**INSTRUCTION:** Where the word "matplotlib" occurs in a line, return that line.

**SOURCE MATERIAL:**
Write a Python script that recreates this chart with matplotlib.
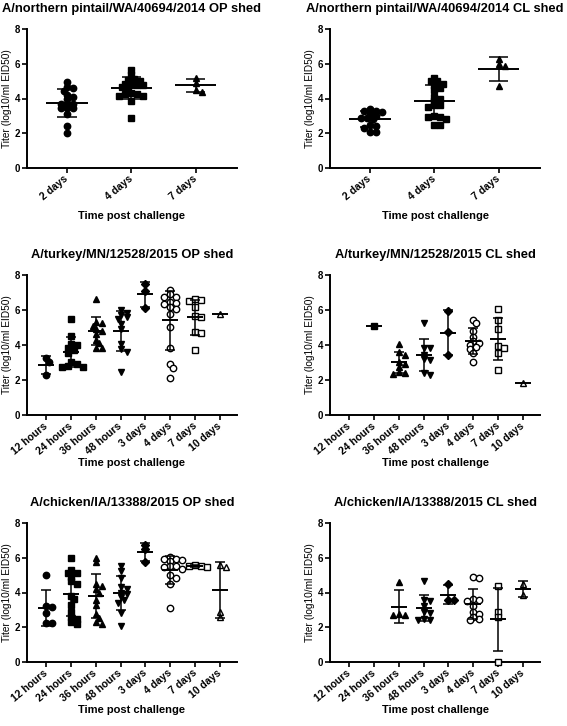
import numpy as np
import matplotlib.pyplot as plt

plt.rcParams['font.family'] = ['Liberation Sans', 'DejaVu Sans']

# category labels
days3 = ["2 days", "4 days", "7 days"]
times8 = ["12 hours", "24 hours", "36 hours", "48 hours",
          "3 days", "4 days", "7 days", "10 days"]

# titers (log10/ml EID50)
np_op = [
    [4.95, 4.65, 4.6, 4.45, 4.2, 4.1, 3.95, 3.7, 3.7, 3.7, 3.45, 3.45, 3.45, 3.1, 2.4, 2.0],
    [5.65, 5.35, 5.15, 5.05, 5.0, 4.85, 4.85, 4.8, 4.8, 4.65, 4.65, 4.3, 4.25, 4.25, 4.15, 4.15, 3.85, 2.9],
    [5.2, 4.9, 4.5, 4.4],
]
np_cl = [
    [3.4, 3.3, 3.3, 3.2, 3.1, 3.0, 2.9, 2.85, 2.8, 2.45, 2.4, 2.3, 2.1, 2.1],
    [5.2, 5.0, 5.0, 4.85, 4.75, 4.6, 4.5, 4.1, 4.0, 3.85, 3.6, 3.6, 3.5, 3.0, 2.95, 2.95, 2.8, 2.5, 2.5],
    [6.25, 6.0, 5.85, 4.7],
]
tk_op = [
    [3.25, 3.05, 2.3],
    [5.5, 4.5, 4.05, 4.0, 3.85, 3.7, 3.55, 3.0, 2.9, 2.8, 2.75, 2.75],
    [6.6, 5.3, 5.25, 5.1, 4.9, 4.8, 4.6, 4.3, 4.1, 3.85, 3.85],
    [6.0, 5.85, 5.7, 5.6, 5.5, 5.2, 4.9, 4.05, 3.75, 3.6, 2.45],
    [7.5, 7.1, 6.1],
    [7.15, 6.9, 6.75, 6.75, 6.45, 6.4, 6.35, 6.15, 6.05, 5.75, 5.05, 3.85, 2.9, 2.7, 2.1],
    [6.6, 6.55, 6.5, 6.15, 5.65, 5.6, 4.75, 4.7, 3.7],
    [5.75],
]
tk_cl = [
    [],
    [5.1],
    [4.05, 3.6, 3.45, 3.05, 2.9, 2.75, 2.45, 2.4, 2.35],
    [5.25, 3.85, 3.8, 3.45, 3.2, 3.15, 2.4, 2.3],
    [5.95, 4.75, 3.4],
    [5.45, 5.25, 4.8, 4.45, 4.2, 4.1, 4.0, 3.9, 3.75, 3.55, 3.05],
    [6.05, 5.45, 4.9, 3.95, 3.8, 3.55, 2.55],
    [1.8],
]
ck_op = [
    [5.0, 3.25, 3.15, 2.8, 2.25, 2.25],
    [6.0, 5.3, 5.15, 5.1, 4.9, 4.65, 4.5, 3.8, 3.6, 3.3, 2.9, 2.6, 2.5, 2.3, 2.2],
    [6.0, 5.75, 4.5, 4.35, 4.2, 4.0, 3.55, 3.3, 2.75, 2.55, 2.3, 2.2],
    [5.5, 5.25, 4.85, 4.3, 4.2, 4.0, 3.9, 3.75, 3.55, 3.4, 2.8, 2.1],
    [6.75, 6.5, 5.75],
    [6.05, 5.95, 5.9, 5.85, 5.8, 5.55, 5.5, 5.45, 5.35, 5.0, 4.85, 4.5, 3.1],
    [5.6, 5.55, 5.5, 5.45],
    [5.6, 5.45, 2.85, 2.6],
]
ck_cl = [
    [],
    [],
    [4.6, 2.75, 2.7, 2.7],
    [4.65, 3.55, 3.5, 3.2, 2.9, 2.8, 2.45, 2.4, 2.4],
    [4.5, 3.55, 3.55],
    [4.9, 4.85, 3.6, 3.55, 3.5, 3.2, 2.85, 2.75, 2.6, 2.5, 2.4],
    [4.35, 2.85, 2.6, 0.0],
    [4.5, 3.85],
]

titles = ["A/northern pintail/WA/40694/2014 OP shed",
          "A/northern pintail/WA/40694/2014 CL shed",
          "A/turkey/MN/12528/2015 OP shed",
          "A/turkey/MN/12528/2015 CL shed",
          "A/chicken/IA/13388/2015 OP shed",
          "A/chicken/IA/13388/2015 CL shed"]

markers3 = [("o", True), ("s", True), ("^", True)]
markers8 = [("o", True), ("s", True), ("^", True), ("v", True),
            ("D", True), ("o", False), ("s", False), ("^", False)]

W, H = 567, 726
fig = plt.figure(figsize=(W / 100, H / 100), dpi=100)


def swarm_offsets(vals, xpu, ypu, d):
    # simple beeswarm in pixel space, returns x offsets in data units
    placed = []
    offs = []
    cands = [0]
    for i in range(1, 30):
        cands += [i, -i]
    for v in vals:
        yp = v * ypu
        for k in cands:
            xp = k * d * 0.5
            ok = True
            for (px, py) in placed:
                if (px - xp) ** 2 + (py - yp) ** 2 < (0.72 * d) ** 2:
                    ok = False
                    break
            if ok:
                break
        placed.append((xp, yp))
        offs.append(xp / xpu)
    return offs


def panel(rect_px, title, labels, groups, markers, xlim, cap):
    l, r, t, b = rect_px
    ax = fig.add_axes([l / W, 1 - b / H, (r - l) / W, (b - t) / H])
    ax.set_xlim(*xlim)
    ax.set_ylim(0, 8)
    xpu = (r - l) / (xlim[1] - xlim[0])
    ypu = (b - t) / 8.0
    for i, vals in enumerate(groups):
        if len(vals) == 0:
            continue
        m, filled = markers[i]
        ms = 3.6 if m == "D" else 4.6
        ys = sorted(vals, reverse=True)
        offs = swarm_offsets(ys, xpu, ypu, 6.0)
        ax.plot(np.array(offs) + i, ys, linestyle="none", marker=m,
                markersize=ms, markerfacecolor="black" if filled else "white",
                markeredgecolor="black", markeredgewidth=1.0, clip_on=False, zorder=3)
        mu = np.mean(vals)
        sd = np.std(vals, ddof=1) if len(vals) > 1 else 0.0
        ax.hlines(mu, i - 0.32, i + 0.32, color="black", lw=1.4, zorder=4)
        if sd > 0:
            ax.vlines(i, mu - sd, mu + sd, color="black", lw=1.1, zorder=4)
            ax.hlines([mu - sd, mu + sd], i - cap, i + cap, color="black", lw=1.1, zorder=4)
    for s in ["top", "right"]:
        ax.spines[s].set_visible(False)
    ax.spines["left"].set_linewidth(1.4)
    ax.spines["bottom"].set_linewidth(1.4)
    ax.set_yticks([0, 2, 4, 6, 8])
    ax.set_xticks(range(len(labels)))
    ax.set_xticklabels(labels, rotation=40, ha="right", va="center",
                       rotation_mode="anchor", fontsize=7.5, fontweight="bold")
    ax.tick_params(axis="both", width=1.2, length=3.5, pad=1.5)
    ax.tick_params(axis="x", pad=3.5)
    for lab in ax.get_yticklabels():
        lab.set_fontsize(7)
        lab.set_fontweight("bold")
    ax.set_title(title, fontsize=9.3, fontweight="bold", pad=12.5)
    ax.set_ylabel("Titer (log10/ml EID50)", fontsize=7.3, va="center")
    ax.yaxis.set_label_coords(-20 / (r - l), 0.5)
    ax.set_xlabel("Time post challenge", fontsize=8, fontweight="bold", va="center")
    ax.xaxis.set_label_coords(0.5, -48 / (b - t))
    return ax


panel((27, 237, 29, 168), titles[0], days3, np_op, markers3, (-0.62, 2.64), 0.15)
panel((330, 540, 29, 168), titles[1], days3, np_cl, markers3, (-0.62, 2.64), 0.15)
panel((27, 237, 275, 415), titles[2], times8, tk_op, markers8, (-0.76, 7.68), 0.2)
panel((330, 540, 275, 415), titles[3], times8, tk_cl, markers8, (-0.76, 7.68), 0.2)
panel((27, 237, 523, 662), titles[4], times8, ck_op, markers8, (-0.76, 7.68), 0.2)
panel((330, 540, 523, 662), titles[5], times8, ck_cl, markers8, (-0.76, 7.68), 0.2)

plt.savefig("out.png", dpi=100)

**EXERCISE RESULT:**
Write a Python script that recreates this chart with matplotlib.
import matplotlib.pyplot as plt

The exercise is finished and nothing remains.